These are local Exograph backend benchmarks for the Hex.pm top workload. They are intended to compare Exograph's current backend implementations on this machine, not to make a universal claim about PostgreSQL or DuckDB.
Method
All runs used the same package cache and full Exograph persistence: files, fragments, ASTs, hashes, symbols, references, terms, and queryable facts were retained.
Common settings:
--mode top
--runs 3
--concurrency 4
--index-concurrency 4
--duckdb-threads 1
--postgres-defer-indexes
--postgres-synchronous-commit off
--postgres-maintenance-work-mem 512MB
--postgres-max-parallel-maintenance-workers 2
DuckDB sharded runs used:
--duckdb-shards 4 --duckdb-recovery-mode no_wal_writes
Postgres settings are a rebuildable/local-index challenge mode: deferred non-unique query indexes, synchronous_commit=off, and larger maintenance memory.

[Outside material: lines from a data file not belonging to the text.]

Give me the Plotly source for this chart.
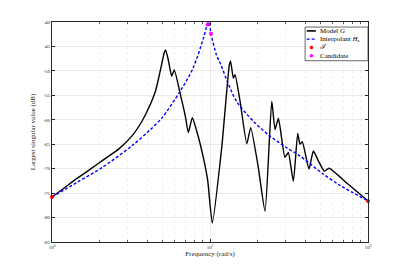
import plotly.graph_objects as go

# Model G (largest singular value, dB)
g_freq = [1.0, 1.2, 1.44, 1.75, 2.07, 2.64, 3.21, 3.71, 4.09, 4.51, 4.73, 4.97, 5.12, 5.24,
          5.45, 5.72, 5.94, 6.46, 7.0, 7.29, 7.73, 8.24, 9.07, 9.67, 10.34, 11.86, 13.25,
          13.5, 14.05, 14.4, 15.5, 17.1, 18.1, 20.2, 22.3, 24.6, 25.8, 27.1, 29.8, 31.3,
          33.7, 35.9, 37.1, 38.4, 42.3, 45.1, 48.5, 52.9, 56.7, 75.0, 100.0]
g_db = [-75.8, -73.9, -72.0, -70.1, -68.4, -66.0, -63.3, -60.3, -57.6, -54.2, -51.5, -48.3,
        -46.4, -45.7, -47.8, -51.1, -49.8, -54.5, -59.5, -62.6, -59.6, -62.3, -67.7, -72.4,
        -81.1, -65.7, -48.8, -48.0, -51.5, -50.8, -56.2, -64.9, -61.6, -69.7, -78.7, -56.2,
        -62.0, -59.7, -67.7, -66.7, -72.6, -62.8, -65.0, -64.5, -70.1, -66.4, -68.4, -70.5,
        -69.9, -73.2, -76.6]

# Interpolant Hs
h_freq = [1.0, 1.44, 2.07, 3.21, 4.2, 4.97, 6.46, 7.8, 9.07, 9.6, 9.85, 10.15, 11.0, 11.6,
          13.0, 14.7, 18.8, 23.9, 30.5, 37.1, 52.0, 66.4, 100.0]
h_db = [-75.8, -72.8, -69.8, -65.3, -62.0, -59.6, -54.2, -49.5, -43.4, -40.6, -40.0, -42.4,
        -46.8, -48.4, -52.5, -56.2, -60.3, -63.3, -65.7, -67.4, -71.1, -73.4, -76.6]

# Interpolation points I
i_freq = [1.0, 100.0]
i_db = [-75.8, -76.6]

# Candidates
c_freq = [9.67, 10.15]
c_db = [-40.5, -42.4]

y_ticks = [-85, -80, -75, -70, -65, -60, -55, -50, -45, -40]
x_ticks = [1, 10, 100]
x_ticktext = ["10<sup>0</sup>", "10<sup>1</sup>", "10<sup>2</sup>"]

legend_labels = ["Model <i>G</i>", "Interpolant <i>H</i><sub>s</sub>", "<i>ℐ</i>", "Candidate"]

serif = "Liberation Serif, DejaVu Serif, serif"
ink = "#262626"

fig = go.Figure()
fig.add_trace(go.Scatter(x=g_freq, y=g_db, mode="lines", name=legend_labels[0],
                         line=dict(color="black", width=1.4, shape="spline", smoothing=0.5)))
fig.add_trace(go.Scatter(x=h_freq, y=h_db, mode="lines", name=legend_labels[1],
                         line=dict(color="#0000ff", width=1.4, dash="3px,2px", shape="spline", smoothing=0.8)))
fig.add_trace(go.Scatter(x=i_freq, y=i_db, mode="markers", name=legend_labels[2],
                         marker=dict(color="#ff0000", size=4), cliponaxis=False))
fig.add_trace(go.Scatter(x=c_freq, y=c_db, mode="markers", name=legend_labels[3],
                         marker=dict(color="#ff00ff", size=4), cliponaxis=False))

# compact legend box (paper coordinates), drawn like MATLAB's legend
plot_w, plot_h = 316.0, 222.0
box = dict(x0=0.801, x1=1.0, y0=0.824, y1=0.977)
rows = [0.9595, 0.922, 0.8842, 0.8468]
shapes = [dict(type="rect", xref="paper", yref="paper", layer="above",
               fillcolor="white", line=dict(color=ink, width=0.7), **box)]
shapes.append(dict(type="line", xref="paper", yref="paper", x0=0.806, x1=0.835,
                   y0=rows[0], y1=rows[0], line=dict(color="black", width=1.6)))
shapes.append(dict(type="line", xref="paper", yref="paper", x0=0.806, x1=0.835,
                   y0=rows[1], y1=rows[1], line=dict(color="#0000ff", width=1.4, dash="3px,2px")))
rx, ry = 1.8 / plot_w, 1.8 / plot_h
for row, col in ((rows[2], "#ff0000"), (rows[3], "#ff00ff")):
    shapes.append(dict(type="circle", xref="paper", yref="paper", fillcolor=col,
                       line=dict(color=col, width=0),
                       x0=0.821 - rx, x1=0.821 + rx, y0=row - ry, y1=row + ry))
annotations = [dict(xref="paper", yref="paper", x=0.841, y=r, text=t, showarrow=False,
                    xanchor="left", yanchor="middle", font=dict(size=7, color="black", family=serif))
               for r, t in zip(rows, legend_labels)]

# the page body has an 8px margin; compensate so the plot sits where the reference has it
fig.update_layout(
    width=399, height=264,
    margin=dict(l=44, r=39, t=12, b=30),
    paper_bgcolor="white", plot_bgcolor="white",
    font=dict(family=serif, size=6, color=ink),
    showlegend=False,
    shapes=shapes, annotations=annotations,
)
fig.update_xaxes(
    type="log", range=[0, 2],
    tickvals=x_ticks, ticktext=x_ticktext, tickfont=dict(size=5),
    ticks="inside", ticklen=3, tickcolor=ink,
    showline=True, linecolor=ink, linewidth=0.8, mirror="ticks",
    showgrid=True, gridcolor="#e8e8e8", gridwidth=0.5,
    minor=dict(dtick="D1", ticks="inside", ticklen=2, tickcolor="#555555",
               showgrid=True, gridcolor="#efefef", griddash="dot", gridwidth=0.5),
    title=dict(text="Frequency (rad/s)", font=dict(size=7, color=ink), standoff=2),
    zeroline=False,
)
fig.update_yaxes(
    range=[-85, -40], tickvals=y_ticks, ticktext=[str(v) for v in y_ticks],
    tickfont=dict(size=5),
    ticks="inside", ticklen=3, tickcolor=ink,
    showline=True, linecolor=ink, linewidth=0.8, mirror="ticks",
    showgrid=True, gridcolor="#eaeaea", gridwidth=0.6,
    title=dict(text="Largest singular value (dB)", font=dict(size=7, color=ink), standoff=6),
    zeroline=False,
)

fig.write_html("out.html")
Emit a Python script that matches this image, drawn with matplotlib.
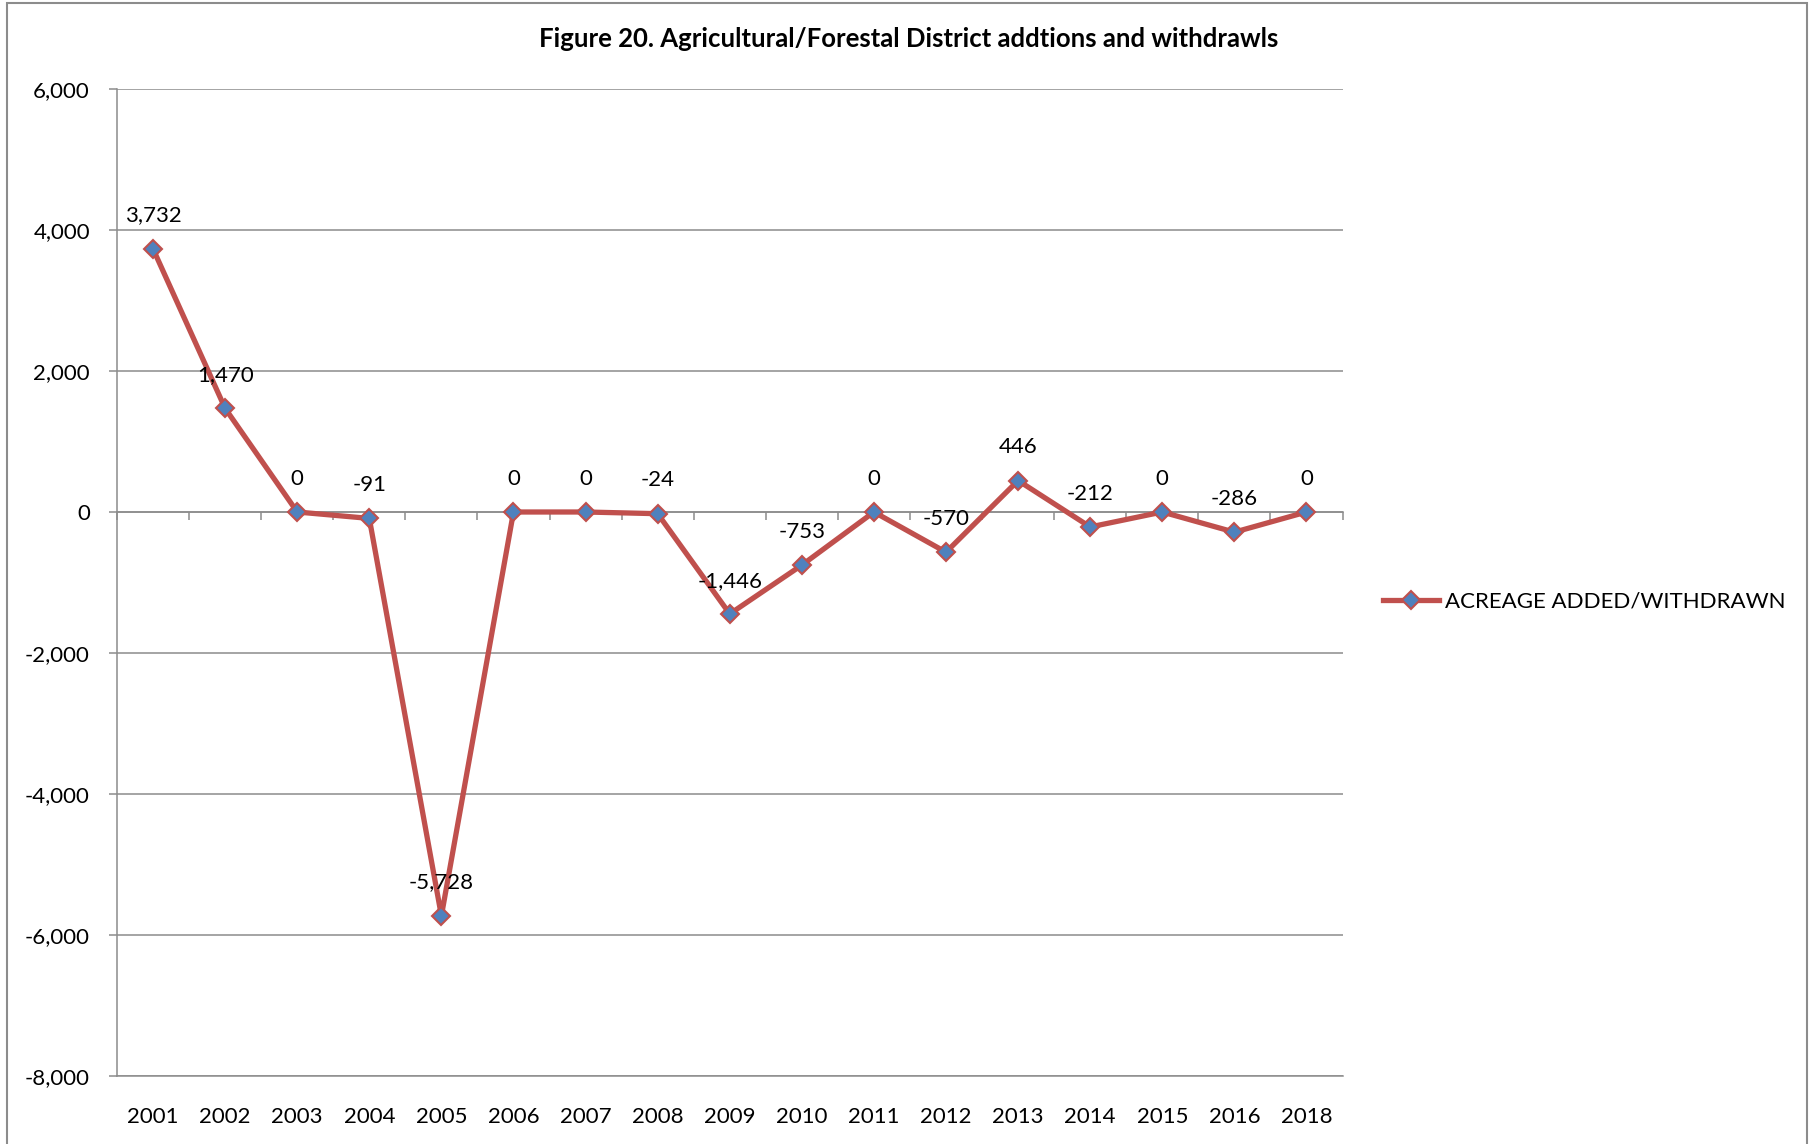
import numpy as np
from matplotlib import pyplot as plt
from matplotlib.patches import Rectangle
from matplotlib.lines import Line2D
from matplotlib.ticker import StrMethodFormatter

plt.rcParams['font.family'] = ['Lato', 'DejaVu Sans']
plt.rcParams['axes.unicode_minus'] = False

years = ['2001', '2002', '2003', '2004', '2005', '2006', '2007', '2008', '2009',
         '2010', '2011', '2012', '2013', '2014', '2015', '2016', '2018']
acreage = [3732, 1470, 0, -91, -5728, 0, 0, -24, -1446, -753, 0, -570, 446,
           -212, 0, -286, 0]
series_name = 'ACREAGE ADDED/WITHDRAWN'
title = 'Figure 20. Agricultural/Forestal District addtions and withdrawls'

line_col = '#C0504D'
marker_col = '#4F81BD'
grid_col = '#8C8C8C'

W, H = 1813, 1144
fig = plt.figure(figsize=(W / 100, H / 100), dpi=100)
ax = fig.add_axes([117 / W, 1 - 1076 / H, (1342.5 - 117) / W, (1076 - 89) / H])

x = np.arange(len(years))
ax.plot(x, acreage, color=line_col, lw=3.8, marker='D', markersize=9,
        markerfacecolor=marker_col, markeredgecolor=line_col, markeredgewidth=1.5,
        zorder=5, clip_on=False)

for i, v in enumerate(acreage):
    ax.annotate(f'{v:,}', (i, v), xytext=(0, 24), textcoords='offset points',
                ha='center', va='center', fontsize=16, zorder=6)

ax.set_xlim(-0.5, len(years) - 0.5)
ax.set_ylim(-8000, 6000)
ax.set_yticks(range(-8000, 6001, 2000))
ax.yaxis.set_major_formatter(StrMethodFormatter('{x:,.0f}'))
ax.tick_params(axis='y', direction='out', length=5.5, width=1.1, color=grid_col,
               labelsize=16, pad=14)
ax.grid(axis='y', color=grid_col, lw=1.1)
ax.set_axisbelow(True)

# horizontal axis crosses at zero, ticks between categories
ax.spines['bottom'].set_position(('data', 0))
ax.spines['bottom'].set_color(grid_col)
ax.spines['bottom'].set_linewidth(1.1)
ax.set_xticks(np.arange(len(years) + 1) - 0.5)
ax.set_xticklabels([])
ax.tick_params(axis='x', direction='out', length=6, width=1.1, color=grid_col)
ax.spines['left'].set_color(grid_col)
ax.spines['left'].set_linewidth(1.1)
ax.spines['top'].set_visible(False)
ax.spines['right'].set_visible(False)

# category labels sit at the bottom of the plot
sec = ax.secondary_xaxis('bottom')
sec.set_xticks(x, labels=years)
sec.tick_params(length=0, labelsize=16, pad=22)
sec.spines['bottom'].set_color(grid_col)
sec.spines['bottom'].set_linewidth(1.1)

fig.text(909 / W, 1 - 39 / H, title, ha='center', va='center',
         fontsize=18.5, fontweight='bold')

handle = Line2D([], [], color=line_col, lw=3.8, marker='D', markersize=9,
                markerfacecolor=marker_col, markeredgecolor=line_col,
                markeredgewidth=1.5)
fig.legend([handle], [series_name], loc='center left',
           bbox_to_anchor=(1383 / W, 1 - 602 / H), frameon=False, fontsize=16,
           handlelength=2.5, handletextpad=0.3, borderpad=0, borderaxespad=0)

fig.patches.append(Rectangle((7 / W, -0.01), (1807 - 7) / W, 1.01 - 3 / H,
                             transform=fig.transFigure, fill=False,
                             edgecolor=grid_col, lw=1.5))

fig.savefig('out.png', dpi=100)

They are not durable-production defaults.
Indexing medians
| Workload | Postgres plain | DuckDB plain | DuckDB sharded plain | Result |
|---|---|---|---|---|
top --limit 100 | 38.42s | 39.22s | 41.17s | tuned Postgres slightly faster |
top --limit 500 | 181.22s | 109.27s | 91.05s | DuckDB 1.66× faster; sharded DuckDB 1.99× faster |
For limit 100, the systems are close and tuned Postgres wins indexing. For limit 500, DuckDB wins indexing, and sharding improves throughput further.
Query medians
top --limit 100
| Query | Postgres plain | DuckDB plain | DuckDB sharded plain |
|---|---|---|---|
api_text_defmodule | 71.1ms | 27.7ms | 45.4ms |
references_enum | 24.1ms | 2.3ms | 3.3ms |
files_defmodule | 31.0ms | 7.3ms | 2.4ms |
api_comments_todo | 134.3ms | 129.8ms | 65.6ms |
top --limit 500
| Query | Postgres plain | DuckDB plain | DuckDB sharded plain |
|---|---|---|---|
api_text_defmodule | 134.2ms | 49.0ms | 37.0ms |
references_enum | 56.7ms | 8.9ms | 9.9ms |
files_defmodule | 98.3ms | 23.6ms | 7.1ms |
api_comments_todo | 143.3ms | 159.1ms | 199.9ms |
Search/query paths usually favor DuckDB materially, especially on the larger workload.
Artifacts
Machine-readable benchmark artifacts are generated locally and intentionally not committed to git. Use --output-json for the JSON report and --explain-dir for Postgres plans, for example:
mix exograph.bench.backends \
--mode top --limit 500 --runs 3 \
--only postgres_plain,duckdb_plain,duckdb_sharded_plain \
--output-json bench-results/backend-limit500-runs3-current.json \
--explain-dir bench-results/explain-limit500-runs3-current
bench-results/ is gitignored to avoid polluting the repository with local benchmark outputs. The tables above record the latest checked benchmark summary; regenerate artifacts locally when you need machine-readable evidence or plans.
Current fair wording
A defensible summary is:
On Exograph's Hex.pm top-package workload, tuned Postgres is slightly faster at indexing 100 packages. At 500 packages, DuckDB indexes about 1.66× faster single-node and about 1.99× faster with 4 shards, while several important query paths are roughly 3×–14× faster on DuckDB. These numbers describe Exograph's current backends and local benchmark setup, not PostgreSQL or DuckDB universally.